— Start —

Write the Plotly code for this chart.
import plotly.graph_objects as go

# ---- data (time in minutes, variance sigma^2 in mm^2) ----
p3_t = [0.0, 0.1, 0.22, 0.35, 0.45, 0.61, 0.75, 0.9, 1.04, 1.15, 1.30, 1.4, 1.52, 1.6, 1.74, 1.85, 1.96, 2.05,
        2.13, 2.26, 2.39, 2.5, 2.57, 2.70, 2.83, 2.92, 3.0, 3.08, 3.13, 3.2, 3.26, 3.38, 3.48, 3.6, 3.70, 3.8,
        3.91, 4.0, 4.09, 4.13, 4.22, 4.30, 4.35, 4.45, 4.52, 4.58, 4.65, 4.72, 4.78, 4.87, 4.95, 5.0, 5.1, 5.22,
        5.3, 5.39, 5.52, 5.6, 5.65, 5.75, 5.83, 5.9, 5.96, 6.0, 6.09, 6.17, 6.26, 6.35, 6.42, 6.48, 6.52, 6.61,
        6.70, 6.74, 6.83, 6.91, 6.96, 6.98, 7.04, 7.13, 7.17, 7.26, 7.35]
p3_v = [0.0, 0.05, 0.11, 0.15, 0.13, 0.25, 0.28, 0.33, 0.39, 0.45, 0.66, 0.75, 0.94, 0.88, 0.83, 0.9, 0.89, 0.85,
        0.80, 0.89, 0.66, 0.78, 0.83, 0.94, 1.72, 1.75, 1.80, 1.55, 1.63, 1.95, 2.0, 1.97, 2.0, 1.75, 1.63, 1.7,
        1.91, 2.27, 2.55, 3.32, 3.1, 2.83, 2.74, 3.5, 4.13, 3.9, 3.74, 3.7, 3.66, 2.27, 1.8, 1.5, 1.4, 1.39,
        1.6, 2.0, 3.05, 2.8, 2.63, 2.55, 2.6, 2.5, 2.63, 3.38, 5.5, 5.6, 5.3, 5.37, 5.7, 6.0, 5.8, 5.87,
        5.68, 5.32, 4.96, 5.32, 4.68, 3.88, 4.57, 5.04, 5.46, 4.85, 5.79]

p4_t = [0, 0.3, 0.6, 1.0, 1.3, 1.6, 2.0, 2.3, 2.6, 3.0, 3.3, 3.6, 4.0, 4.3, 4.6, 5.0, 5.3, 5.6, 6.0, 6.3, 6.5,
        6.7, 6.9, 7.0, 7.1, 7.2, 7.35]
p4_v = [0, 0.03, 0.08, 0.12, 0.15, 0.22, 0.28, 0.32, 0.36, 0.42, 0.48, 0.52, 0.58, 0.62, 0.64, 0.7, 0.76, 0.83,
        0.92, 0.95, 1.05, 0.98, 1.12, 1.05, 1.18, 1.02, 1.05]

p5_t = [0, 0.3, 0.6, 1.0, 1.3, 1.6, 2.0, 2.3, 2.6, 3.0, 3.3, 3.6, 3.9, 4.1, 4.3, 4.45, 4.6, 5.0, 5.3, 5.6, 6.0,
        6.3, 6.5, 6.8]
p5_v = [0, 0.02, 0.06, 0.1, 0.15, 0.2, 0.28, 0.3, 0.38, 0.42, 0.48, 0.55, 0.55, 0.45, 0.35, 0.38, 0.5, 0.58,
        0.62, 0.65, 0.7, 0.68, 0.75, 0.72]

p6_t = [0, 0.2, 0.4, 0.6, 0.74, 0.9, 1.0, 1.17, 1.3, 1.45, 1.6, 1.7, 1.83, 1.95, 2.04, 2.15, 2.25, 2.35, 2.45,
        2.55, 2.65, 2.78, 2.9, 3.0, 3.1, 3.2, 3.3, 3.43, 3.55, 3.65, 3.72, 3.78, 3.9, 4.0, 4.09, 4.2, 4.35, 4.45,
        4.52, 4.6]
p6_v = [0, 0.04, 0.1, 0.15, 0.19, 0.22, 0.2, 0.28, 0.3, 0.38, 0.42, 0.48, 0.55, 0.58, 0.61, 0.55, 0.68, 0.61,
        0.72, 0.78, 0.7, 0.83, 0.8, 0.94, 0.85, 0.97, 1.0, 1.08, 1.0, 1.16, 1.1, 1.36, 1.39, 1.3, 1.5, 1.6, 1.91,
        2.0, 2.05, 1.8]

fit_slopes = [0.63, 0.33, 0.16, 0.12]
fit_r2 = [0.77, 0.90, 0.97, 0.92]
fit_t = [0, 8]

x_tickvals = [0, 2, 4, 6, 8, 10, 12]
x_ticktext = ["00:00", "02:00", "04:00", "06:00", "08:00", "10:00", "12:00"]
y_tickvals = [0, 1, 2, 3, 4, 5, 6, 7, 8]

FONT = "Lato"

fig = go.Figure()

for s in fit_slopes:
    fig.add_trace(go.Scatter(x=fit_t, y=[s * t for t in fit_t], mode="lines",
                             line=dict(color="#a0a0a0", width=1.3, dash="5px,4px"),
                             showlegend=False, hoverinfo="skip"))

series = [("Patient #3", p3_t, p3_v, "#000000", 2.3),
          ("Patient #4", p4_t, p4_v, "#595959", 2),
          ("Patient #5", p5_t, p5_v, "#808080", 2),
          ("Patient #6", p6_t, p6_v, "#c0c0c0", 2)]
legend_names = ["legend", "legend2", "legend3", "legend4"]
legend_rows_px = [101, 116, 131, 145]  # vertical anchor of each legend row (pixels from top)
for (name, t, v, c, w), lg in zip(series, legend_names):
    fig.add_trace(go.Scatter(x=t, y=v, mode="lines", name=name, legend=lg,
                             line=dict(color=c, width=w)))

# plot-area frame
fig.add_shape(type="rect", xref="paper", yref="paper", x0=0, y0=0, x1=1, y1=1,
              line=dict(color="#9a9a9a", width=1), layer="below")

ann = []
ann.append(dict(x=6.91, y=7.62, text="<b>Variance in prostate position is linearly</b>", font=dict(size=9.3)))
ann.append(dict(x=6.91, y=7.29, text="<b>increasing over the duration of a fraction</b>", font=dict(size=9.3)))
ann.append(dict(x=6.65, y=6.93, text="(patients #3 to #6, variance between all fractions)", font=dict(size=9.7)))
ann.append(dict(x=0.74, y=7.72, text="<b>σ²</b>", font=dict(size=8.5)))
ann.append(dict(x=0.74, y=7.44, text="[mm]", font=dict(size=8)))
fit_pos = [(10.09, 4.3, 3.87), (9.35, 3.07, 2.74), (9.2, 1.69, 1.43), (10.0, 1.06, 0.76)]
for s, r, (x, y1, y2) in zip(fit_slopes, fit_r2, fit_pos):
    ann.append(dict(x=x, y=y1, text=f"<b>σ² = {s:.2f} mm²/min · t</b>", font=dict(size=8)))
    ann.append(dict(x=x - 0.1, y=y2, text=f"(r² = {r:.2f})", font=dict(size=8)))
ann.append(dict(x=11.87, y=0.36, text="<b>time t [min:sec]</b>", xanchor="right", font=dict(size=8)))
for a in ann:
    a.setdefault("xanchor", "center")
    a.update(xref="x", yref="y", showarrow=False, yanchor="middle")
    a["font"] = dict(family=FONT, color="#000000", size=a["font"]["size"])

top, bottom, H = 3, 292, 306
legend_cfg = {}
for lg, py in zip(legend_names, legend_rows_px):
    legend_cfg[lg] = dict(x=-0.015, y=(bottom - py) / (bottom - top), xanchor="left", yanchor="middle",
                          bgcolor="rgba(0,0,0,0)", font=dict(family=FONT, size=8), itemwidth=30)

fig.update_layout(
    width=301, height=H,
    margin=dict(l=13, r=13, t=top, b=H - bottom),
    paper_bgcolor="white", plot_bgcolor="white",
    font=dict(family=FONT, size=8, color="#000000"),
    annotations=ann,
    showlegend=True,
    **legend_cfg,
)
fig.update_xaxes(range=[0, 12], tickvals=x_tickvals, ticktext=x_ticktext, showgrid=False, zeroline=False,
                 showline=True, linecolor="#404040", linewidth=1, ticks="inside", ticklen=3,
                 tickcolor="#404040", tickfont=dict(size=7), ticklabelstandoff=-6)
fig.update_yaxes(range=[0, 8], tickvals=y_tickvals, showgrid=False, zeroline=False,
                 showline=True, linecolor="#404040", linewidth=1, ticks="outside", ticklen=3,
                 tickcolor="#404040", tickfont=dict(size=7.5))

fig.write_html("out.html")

— End —

### OBJECTIVE
Give back the listing exactly, please, from its first line to the line containing "import plotly.graph_objects as go", inclusive, and nothing past that line.

### THE RESPONSE
Write the Plotly code for this chart.
import plotly.graph_objects as go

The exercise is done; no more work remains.